Announcements — 15/04/2024
Geradin Partners act in win over Apple jurisdiction challenge
Geradin Partners is pleased to announce that Dr Sean Ennis, successfully defended Apple’s applications for a partial strike out of his claim that Apple breached competition law by charging UK-domiciled app developers an excessive and unfair “commission” – typically 30% – for transactions made through the App Store. On 25 July 2023, Dr Ennis filed an application in the Competition Appeal Tribunal (the “Tribunal”) on behalf of a proposed class of UK-domiciled app developers under the UK’s opt-out collective proceedings regime for breaches of competition law.
Apple challenged the Tribunal’s jurisdiction to hear part of the case related to commission charged on transactions effected via the Non-UK App Store Storefronts, bringing the following applications:
1.For an order that the Tribunal lacks, or alternatively declines, jurisdiction over the proposed opt-out collective proceedings against Apple insofar as they concern commission charged on transactions effected via the Non-UK Storefronts;
2.For an order striking-out ,alternatively entering reverse summary judgment upon, the proposed opt-out collective proceedings against Apple’s UK entitled in respect of commission on transactions taking place through Non-EU Storefronts.
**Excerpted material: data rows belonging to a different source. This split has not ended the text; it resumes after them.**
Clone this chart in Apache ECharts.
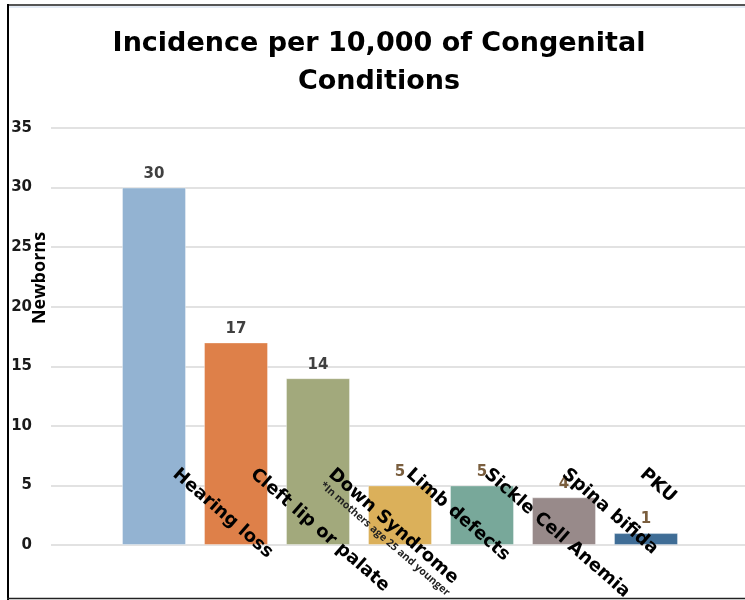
<!DOCTYPE html>
<html>
<head>
<meta charset="utf-8">
<script src="https://cdn.jsdelivr.net/npm/echarts@6/dist/echarts.min.js"></script>
<style>html,body{margin:0;padding:0;background:#fff}#chart{width:745px;height:600px}</style>
</head>
<body>
<div id="chart"></div>
<script>
const titleText = 'Incidence per 10,000 of Congenital\nConditions';
const yAxisName = 'Newborns';
const categories = ['Hearing loss', 'Cleft lip or palate', 'Down Syndrome', 'Limb defects', 'Sickle Cell Anemia', 'Spina bifida', 'PKU'];
const values = [30, 17, 14, 5, 5, 4, 1];
const footnoteCategory = 'Down Syndrome';
const footnote = '*In mothers age 25 and younger';
const yMin = 0, yMax = 35, yStep = 5;
const palette = ['#93B3D2', '#DE8049', '#A2A97C', '#DBB05A', '#78A89A', '#988A8A', '#3F6D96'];

const chart = echarts.init(document.getElementById('chart'), null, {renderer: 'canvas'});

const barData = values.map((v, i) => ({
  value: v,
  itemStyle: {color: palette[i]},
  label: i >= 3 ? {color: '#7a5e3e', textShadowColor: 'rgba(91,155,213,0.9)', textShadowOffsetX: 1.5, textShadowBlur: 0} : {}
}));

const option = {
  backgroundColor: '#fff',
  animation: false,
  title: {
    text: titleText,
    left: 379,
    top: 25,
    textAlign: 'center',
    padding: 0,
    textStyle: {fontFamily: 'DejaVu Sans', fontWeight: 'bold', fontSize: 27, color: '#000', lineHeight: 38}
  },
  grid: [
    {left: 51, right: 0, top: 128, height: 417, outerBoundsMode: 'none', containLabel: false},
    {left: 113, width: 574, top: 128, height: 417, outerBoundsMode: 'none', containLabel: false},
    {left: 136, width: 545, top: 128, height: 417, outerBoundsMode: 'none', containLabel: false}
  ],
  xAxis: [
    {gridIndex: 0, type: 'value', min: 0, max: 1, show: false},
    {
      gridIndex: 1, type: 'category', data: categories,
      axisLine: {show: false}, axisTick: {show: false}, splitLine: {show: false}, axisLabel: {show: false}
    },
    {
      gridIndex: 2, type: 'category', data: categories, z: 10,
      axisLine: {show: false}, axisTick: {show: false}, splitLine: {show: false},
      axisLabel: {
        interval: 0, hideOverlap: false, rotate: -41, align: 'left', verticalAlign: 'top',
        margin: -85, padding: [0, 0, 0, 8],
        fontFamily: 'DejaVu Sans', fontWeight: 'bold', fontSize: 18, color: '#000',
        formatter: (v) => v === footnoteCategory ? v + '\n{s|' + footnote + '}' : v,
        rich: {s: {fontFamily: 'Open Sans', fontWeight: 'bold', fontSize: 10.5, color: '#222', padding: [0, 0, 0, 1], lineHeight: 12}}
      }
    }
  ],
  yAxis: [
    {
      gridIndex: 0, type: 'value', min: yMin, max: yMax, interval: yStep,
      name: yAxisName, nameLocation: 'middle', nameRotate: 90, nameGap: 2, nameMoveOverlap: false,
      nameTextStyle: {fontFamily: 'Open Sans', fontWeight: 'bold', fontSize: 18, color: '#000', padding: [0, 0, 0, 117]},
      axisLine: {show: false}, axisTick: {show: false},
      axisLabel: {margin: 19, fontFamily: 'DejaVu Sans', fontWeight: 'bold', fontSize: 15, color: '#1a1a1a'},
      splitLine: {show: true, lineStyle: {color: '#d9d9d9', width: 1.5}}
    },
    {gridIndex: 1, type: 'value', min: yMin, max: yMax, interval: yStep, show: false, splitLine: {show: false}},
    {gridIndex: 2, type: 'value', min: yMin, max: yMax, interval: yStep, show: false, splitLine: {show: false}}
  ],
  series: [{
    type: 'bar',
    xAxisIndex: 1, yAxisIndex: 1,
    barWidth: 64,
    data: barData,
    itemStyle: {borderColor: 'rgba(255,255,255,0.35)', borderWidth: 1},
    label: {show: true, position: 'top', distance: 6, fontFamily: 'DejaVu Sans', fontWeight: 'bold', fontSize: 15, color: '#404040'}
  }],
  graphic: [
    {type: 'line', z: 100, shape: {x1: 7, y1: 5, x2: 745, y2: 5}, style: {stroke: '#555', lineWidth: 2}},
    {type: 'line', z: 100, shape: {x1: 9, y1: 7, x2: 745, y2: 7}, style: {stroke: '#c9d7ea', lineWidth: 1}},
    {type: 'line', z: 100, shape: {x1: 8, y1: 4, x2: 8, y2: 600}, style: {stroke: '#000', lineWidth: 2}},
    {type: 'line', z: 100, shape: {x1: 7, y1: 598.5, x2: 745, y2: 598.5}, style: {stroke: '#222', lineWidth: 1.5}}
  ]
};
chart.setOption(option);
</script>
</body>
</html>
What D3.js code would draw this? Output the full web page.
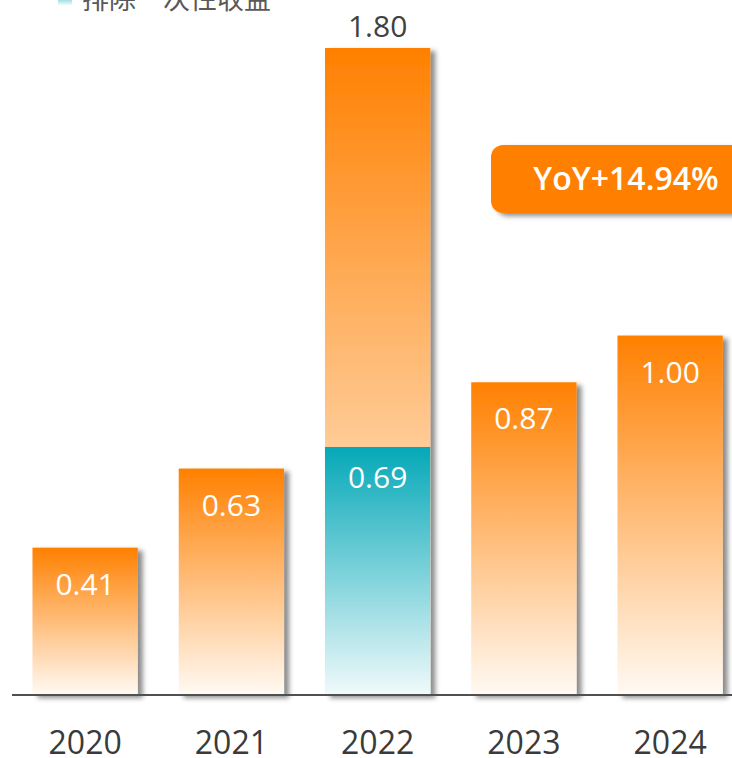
<!DOCTYPE html>
<html>
<head>
<meta charset="utf-8">
<script src="https://cdn.jsdelivr.net/npm/d3@7"></script>
<style>
  body { margin: 0; background: #fff; }
  svg { display: block; }
</style>
</head>
<body>
<figure id="eps" style="margin:0"></figure>
<script>
const years = ['2020', '2021', '2022', '2023', '2024'];
const eps = [0.41, 0.63, 1.80, 0.87, 1.00];
// value excluding one-time gains (only shown for 2022)
const epsExcluded = [null, null, 0.69, null, null];
const legendLabel = '排除一次性收益';
const yoyLabel = 'YoY+14.94%';

const width = 732;
const height = 758;
const baseY = 695;
const font = '"Open Sans", "Noto Sans CJK SC", sans-serif';

const svg = d3.select('figure#eps')
  .append('svg')
  .attr('width', width)
  .attr('height', height);

const defs = svg.append('defs');

const orangeGrad = defs.append('linearGradient')
  .attr('id', 'orange').attr('x1', 0).attr('y1', 0).attr('x2', 0).attr('y2', 1);
orangeGrad.append('stop').attr('offset', '0%').attr('stop-color', '#ff8000');
orangeGrad.append('stop').attr('offset', '100%').attr('stop-color', '#fffaf4');

const tealGrad = defs.append('linearGradient')
  .attr('id', 'teal').attr('x1', 0).attr('y1', 0).attr('x2', 0).attr('y2', 1);
tealGrad.append('stop').attr('offset', '0%').attr('stop-color', '#05a8b8');
tealGrad.append('stop').attr('offset', '100%').attr('stop-color', '#f0fafb');

const shadow = defs.append('filter')
  .attr('id', 'shadow').attr('x', '-20%').attr('y', '-20%').attr('width', '150%').attr('height', '150%');
shadow.append('feDropShadow')
  .attr('dx', 5).attr('dy', 3).attr('stdDeviation', 2.5)
  .attr('flood-color', '#000').attr('flood-opacity', 0.45);

const x = d3.scaleBand()
  .domain(years)
  .range([12, 743.25])
  .paddingInner(0.28)
  .paddingOuter(0.14);

const y = d3.scaleLinear()
  .domain([0, 1.8])
  .range([baseY, 48]);

const data = years.map((yr, i) => ({ year: yr, value: eps[i], excl: epsExcluded[i] }));

// legend (cut off at the top of the picture)
svg.append('rect')
  .attr('x', 58).attr('y', -10).attr('width', 14).attr('height', 15)
  .attr('fill', 'url(#teal)');
svg.append('text')
  .attr('x', 82).attr('y', 9)
  .attr('font-family', font).attr('font-size', 27)
  .attr('fill', '#595959')
  .text(legendLabel);

// bars
svg.selectAll('rect.bar')
  .data(data)
  .enter()
  .append('rect')
  .attr('class', 'bar')
  .attr('x', d => x(d.year))
  .attr('y', d => y(d.value))
  .attr('width', x.bandwidth())
  .attr('height', d => baseY - y(d.value))
  .attr('fill', 'url(#orange)')
  .attr('filter', 'url(#shadow)');

const exclData = data.filter(d => d.excl != null);

svg.selectAll('rect.excl')
  .data(exclData)
  .enter()
  .append('rect')
  .attr('class', 'excl')
  .attr('x', d => x(d.year))
  .attr('y', d => y(d.excl))
  .attr('width', x.bandwidth())
  .attr('height', d => baseY - y(d.excl))
  .attr('fill', 'url(#teal)');

// value labels
svg.selectAll('text.val')
  .data(data)
  .enter()
  .append('text')
  .attr('class', 'val')
  .attr('x', d => x(d.year) + x.bandwidth() / 2)
  .attr('y', d => d.excl != null ? y(d.value) - 11 : y(d.value) + 47)
  .attr('text-anchor', 'middle')
  .attr('font-family', font).attr('font-size', 30)
  .attr('fill', d => d.excl != null ? '#404040' : '#fff')
  .text(d => d.value.toFixed(2));

svg.selectAll('text.exclval')
  .data(exclData)
  .enter()
  .append('text')
  .attr('class', 'exclval')
  .attr('x', d => x(d.year) + x.bandwidth() / 2)
  .attr('y', d => y(d.excl) + 41)
  .attr('text-anchor', 'middle')
  .attr('font-family', font).attr('font-size', 30)
  .attr('fill', '#fff')
  .text(d => d.excl.toFixed(2));

// x axis
const xAxis = svg.append('g')
  .attr('transform', 'translate(0,' + baseY + ')')
  .call(d3.axisBottom(x).tickSize(0).tickPadding(59));
xAxis.select('.domain')
  .attr('d', 'M12,0H732')
  .attr('stroke', '#505050')
  .attr('stroke-width', 2);
xAxis.selectAll('text')
  .attr('font-family', font)
  .attr('font-size', 32)
  .attr('fill', '#3a3a3a')
  .attr('dy', 0);

// YoY badge
svg.append('rect')
  .attr('x', 491).attr('y', 145).attr('width', 260).attr('height', 68)
  .attr('rx', 12)
  .attr('fill', '#ff8000')
  .attr('filter', 'url(#shadow)');
svg.append('text')
  .attr('x', 626).attr('y', 190)
  .attr('text-anchor', 'middle')
  .attr('font-family', font).attr('font-size', 32).attr('font-weight', 600)
  .attr('fill', '#fff')
  .text(yoyLabel);
</script>
</body>
</html>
That is on the grounds that the conduct complained of could not amount to a breach of Article 102 Treaty of the Functioning of the European Union (as retained in the UK following Brexit) (“TFEU”) and/or section 18 of the UK’s Competition Act 1998.
3.For a variation of the order permitting Dr Ennis to serve relevant documents on the Non-UK Proposed Defendants by an alternative method of service and at an alternative place.
On 12 April 2024, the Tribunal unanimously ruled that all three of Apple’s applications should be dismissed, in the following judgment 16017723 Dr Sean Ennis v Apple Inc and Others – Judgment (Jurisdiction & Service Out) [2024] CAT 23 12 Apr 2024.pdf (catribunal.org.uk).
The Tribunal found that that Dr Ennis has a realistic prospect of successfully establishing that the claim is governed by UK law and of establishing that Apple’s conduct falls within the territorial scope of Article 102 TFEU and/or section 18 of the Competition Act 1998. This includes transactions effected via Non-UK App Storefronts because these are either: (i) implemented in the EU/UK or (ii) foreseeable that it would have an immediate and substantial effect in the EU/UK.
This case sets an important precedent for UK business users when establishing jurisdiction of the Tribunal to hear claims for damages against globally operating platforms like the App Store. The Tribunal can be the appropriate forum for such cases, including where it concerns sales made by those UK business users to consumers based abroad.